The superficial phlebitis is the most common form of phlebitis and occurs in veins near the skin’s surface usually in the legs. This is usually harmless although painful and uncomfortable.
Deep phlebitis, on the other hand, is less common and more dangerous as it affects the internal veins of the legs. These clots tend to be larger and more able to loosen and travel to other areas. It is also possible for you not to realise you have this problem and it may go untreated.
The most common cause of phlebitis is varicose veins. Injury can cause phlebitis if a vein is bumped or hurt. Anyone immobilised, such as after surgery, is also vulnerable because blood is not flowing as strongly and clots form more easily. The condition can afflict the elderly, because circulatory problems that can trigger phlebitis tend to worsen with age.
Phlebitis can also develop in response to infection or trauma of some kind.
Doctors have reported that several types of people are at risk. They are women in general, pregnant women, contraceptive pill users and people whose blood tends to clot too easily are at higher risk. People who are significantly overweight, have a sedentary lifestyle, and smoke have also been linked to phlebitis.
Superficial phlebitis can often be treated at home but be sure to get your doctor’s opinion on your specific case. Deep phlebitis, however, often requires a short stay in the hospital. Regardless of which type you have, if you smoke, stop. Also try to use another form of contraception besides birth control pills if you suffer from this condition.
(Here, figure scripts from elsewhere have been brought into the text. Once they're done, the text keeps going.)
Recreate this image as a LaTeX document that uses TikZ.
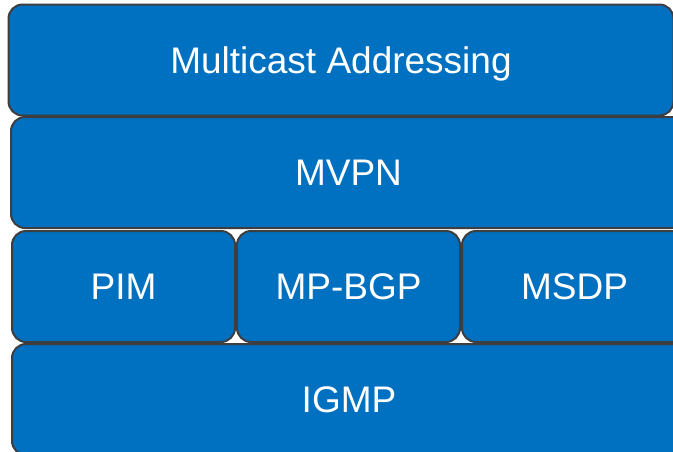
\documentclass[tikz,border=0pt]{standalone}
\usepackage{fontspec}
\setmainfont{Liberation Sans}
\usetikzlibrary{positioning}
\definecolor{layerblue}{RGB}{0,112,192}
\definecolor{layeredge}{RGB}{62,62,64}
\tikzset{
  layer/.style={rectangle,rounded corners=14pt,draw=layeredge,line width=2pt,
                fill=layerblue,text=white,inner sep=0pt,minimum height=111pt,
                text height=26.5pt,text depth=0pt,
                font=\fontsize{37}{44}\selectfont},
}
\begin{document}
\begin{tikzpicture}[x=1pt,y=-1pt]
  \useasboundingbox (0,0) rectangle (673,451);
  % the stack, top to bottom
  \node[layer,minimum width=665pt] (addr) at (341,60) {Multicast Addressing};
  \node[layer,minimum width=675pt] (mvpn) at (348.5,172.5) {MVPN};
  % middle row
  \node[layer,minimum width=223pt] (pim) at (123.5,286.5) {PIM};
  \node[layer,minimum width=223pt,right=0pt of pim] (mpbgp) {MP-BGP};
  \node[layer,minimum width=225pt,right=0pt of mpbgp] (msdp) {MSDP};
  \node[layer,minimum width=674pt] (igmp) at (349,399.5) {IGMP};
\end{tikzpicture}
\end{document}
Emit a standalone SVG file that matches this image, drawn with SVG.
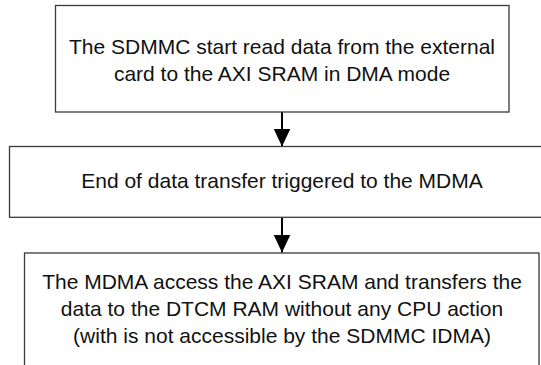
<svg xmlns="http://www.w3.org/2000/svg" width="541" height="365" viewBox="0 0 541 365">
<style>
.box{fill:#fff;stroke:#3a3a3a;stroke-width:1.3}
.t{font-family:"Liberation Sans",Arial,sans-serif;font-size:21px;fill:#111;text-anchor:middle}
.c{stroke:#000;stroke-width:2;fill:none}
</style>
<defs>
<marker id="ah" markerUnits="userSpaceOnUse" markerWidth="18" markerHeight="20" refX="18" refY="8.5" orient="auto">
<path d="M0,0 L18,8.5 L0,17 Z" fill="#000"/>
</marker>
</defs>
<rect width="541" height="365" fill="#fff"/>
<g id="connectors">
<line class="c" x1="282" y1="112" x2="282" y2="146.5" marker-end="url(#ah)"/>
<line class="c" x1="282" y1="217.5" x2="282" y2="252.5" marker-end="url(#ah)"/>
</g>
<g id="step1">
<rect class="box" x="55.5" y="5.5" width="453.5" height="106.5"/>
<text class="t" x="282" y="54">The SDMMC start read data from the external</text>
<text class="t" x="282" y="81">card to the AXI SRAM in DMA mode</text>
</g>
<g id="step2">
<rect class="box" x="9.5" y="146.5" width="545" height="70.8"/>
<text class="t" x="282" y="188">End of data transfer triggered to the MDMA</text>
</g>
<g id="step3">
<rect class="box" x="24.5" y="253" width="514.5" height="130"/>
<text class="t" x="282" y="289">The MDMA access the AXI SRAM and transfers the</text>
<text class="t" x="282" y="316">data to the DTCM RAM without any CPU action</text>
<text class="t" x="282" y="343">(with is not accessible by the SDMMC IDMA)</text>
</g>
</svg>
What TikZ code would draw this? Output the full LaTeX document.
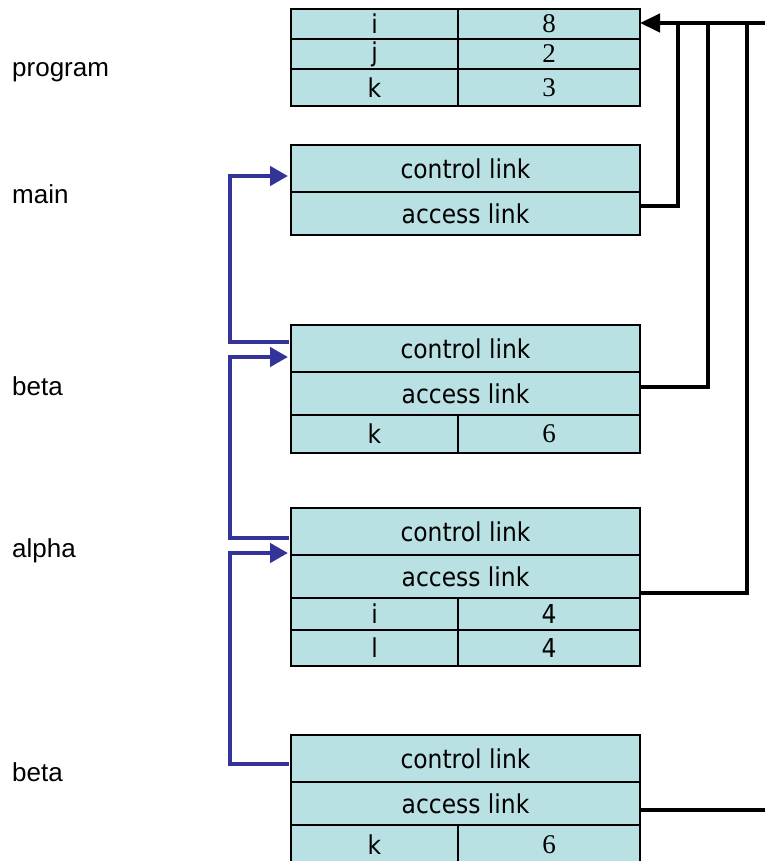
\documentclass[tikz,border=0pt]{standalone}
\usepackage{fontspec}
\setmainfont{Liberation Sans}
\newfontfamily\tah[FakeStretch=0.9]{DejaVu Sans}
\newfontfamily\tms{Liberation Serif}
\usetikzlibrary{arrows.meta,calc}
\definecolor{cellc}{RGB}{185,224,227}
\definecolor{linkblue}{RGB}{51,51,153}
\begin{document}
\begin{tikzpicture}[x=1pt,y=-1pt,
  cell/.style={draw=black, fill=cellc, line width=1.6pt, inner sep=0pt, outer sep=0pt,
    anchor=north west, font=\tah\fontsize{26}{28}\selectfont},
  wide/.style={minimum width=349pt},
  lcol/.style={minimum width=167pt},
  rcol/.style={minimum width=182pt},
  num/.style={font=\tms\fontsize{27}{28}\selectfont},
  lbl/.style={anchor=base west, inner sep=0pt, font=\fontsize{26}{28}\selectfont},
  ctl/.style={draw=linkblue, line width=4.5pt, -{Triangle[length=18pt,width=19pt]}},
  acc/.style={draw=black, line width=4.5pt}
]
\useasboundingbox (0,0) rectangle (764,861);

% labels
\node[lbl] (lprog) at (12,77) {program};
\node[lbl] (lmain) at (12,203) {main};
\node[lbl] (lbeta) at (12,395) {beta};
\node[lbl] (lalpha) at (12,557) {alpha};
\node[lbl] (lbeta2) at (12,781) {beta};

% program table
\node[cell,lcol,minimum height=30pt] (p1a) at (291,9) {i};
\node[cell,rcol,minimum height=30pt,num] (p1b) at (458,9) {8};
\node[cell,lcol,minimum height=30pt] (p2a) at (291,39) {j};
\node[cell,rcol,minimum height=30pt,num] (p2b) at (458,39) {2};
\node[cell,lcol,minimum height=37pt] (p3a) at (291,69) {k};
\node[cell,rcol,minimum height=37pt,num] (p3b) at (458,69) {3};

% main
\node[cell,wide,minimum height=47pt] (mc) at (291,145) {control link};
\node[cell,wide,minimum height=43pt] (ma) at (291,192) {access link};

% beta
\node[cell,wide,minimum height=47pt] (bc) at (291,325) {control link};
\node[cell,wide,minimum height=43pt] (ba) at (291,372) {access link};
\node[cell,lcol,minimum height=38pt] (bk) at (291,415) {k};
\node[cell,rcol,minimum height=38pt,num] (bv) at (458,415) {6};

% alpha
\node[cell,wide,minimum height=47pt] (ac) at (291,508) {control link};
\node[cell,wide,minimum height=43pt] (aa) at (291,555) {access link};
\node[cell,lcol,minimum height=32pt] (ai) at (291,598) {i};
\node[cell,rcol,minimum height=32pt] (aiv) at (458,598) {4};
\node[cell,lcol,minimum height=36pt] (al) at (291,630) {l};
\node[cell,rcol,minimum height=36pt] (alv) at (458,630) {4};

% beta 2
\node[cell,wide,minimum height=47pt] (b2c) at (291,735) {control link};
\node[cell,wide,minimum height=43pt] (b2a) at (291,782) {access link};
\node[cell,lcol,minimum height=40pt] (b2k) at (291,825) {k};
\node[cell,rcol,minimum height=40pt,num] (b2v) at (458,825) {6};

% control links (blue)
\draw[ctl] ($(bc.north west)+(-2,17)$) -- ++(-59,0) |- ($(mc.north west)+(-3,31)$);
\draw[ctl] ($(ac.north west)+(-2,30)$) -- ++(-59,0) |- ($(bc.north west)+(-3,32)$);
\draw[ctl] ($(b2c.north west)+(-2,29)$) -- ++(-59,0) |- ($(ac.north west)+(-3,45)$);

% access links (black)
\coordinate (feed) at (766,23);
\coordinate (feed2) at (766,810);
\draw[acc,-{Triangle[length=20pt,width=18pt]}] (feed) -- (p1b.east |- feed);
\draw[acc] ($(ma.north east)+(0,14)$) -| ($(p1b.east |- feed)+(38,0)$);
\draw[acc] ($(ba.north east)+(0,15)$) -| ($(p1b.east |- feed)+(68,0)$);
\draw[acc] ($(aa.north east)+(0,38)$) -| ($(p1b.east |- feed)+(107,0)$);
\draw[acc] ($(b2a.north east)+(0,28)$) -- (feed2);
\end{tikzpicture}
\end{document}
Your doctor will recommend appropriate medication to relieve your symptoms. You can buy special support stockings which often help in relieving some of the pain.
If you’re diagnosed with deep phlebitis, you will be hospitalised. Your doctor will advise of the appropriate course of treatment best for you.
Some alternative therapies may help with superficial phlebitis. Consult the appropriate practitioners who are experienced in treating phlebitis and other circulatory problems – Acupuncturists, Chinese Herbalists, Homoeopaths and Naturopaths.
If you smoke – give this up immediately, it can only make matters worse for you. Also eat more oily fish such as salmon and tuna, fruit and vegetables, fibre and spicy foods. Also drink plenty of filtered water. Try not to stand for long periods of time and do some gentle exercise once the condition subsides a little.
For superficial phlebitis, there are things at home you can do to ease the pain and help you heal:
Get plenty of rest while you have the condition.
When you lie down,boost your legs up so they are 6 to 12 inches above your heart level.
Apply a heating pad or pack to swollen areas for relief.
When to seek further professional advice
- you suspect you have phlebitis; you need proper diagnosis and treatment.
- symptoms of superficial phlebitis do not dissipate within a week
- you notice lumps, high fever, or extreme pain or swelling throughout a limb.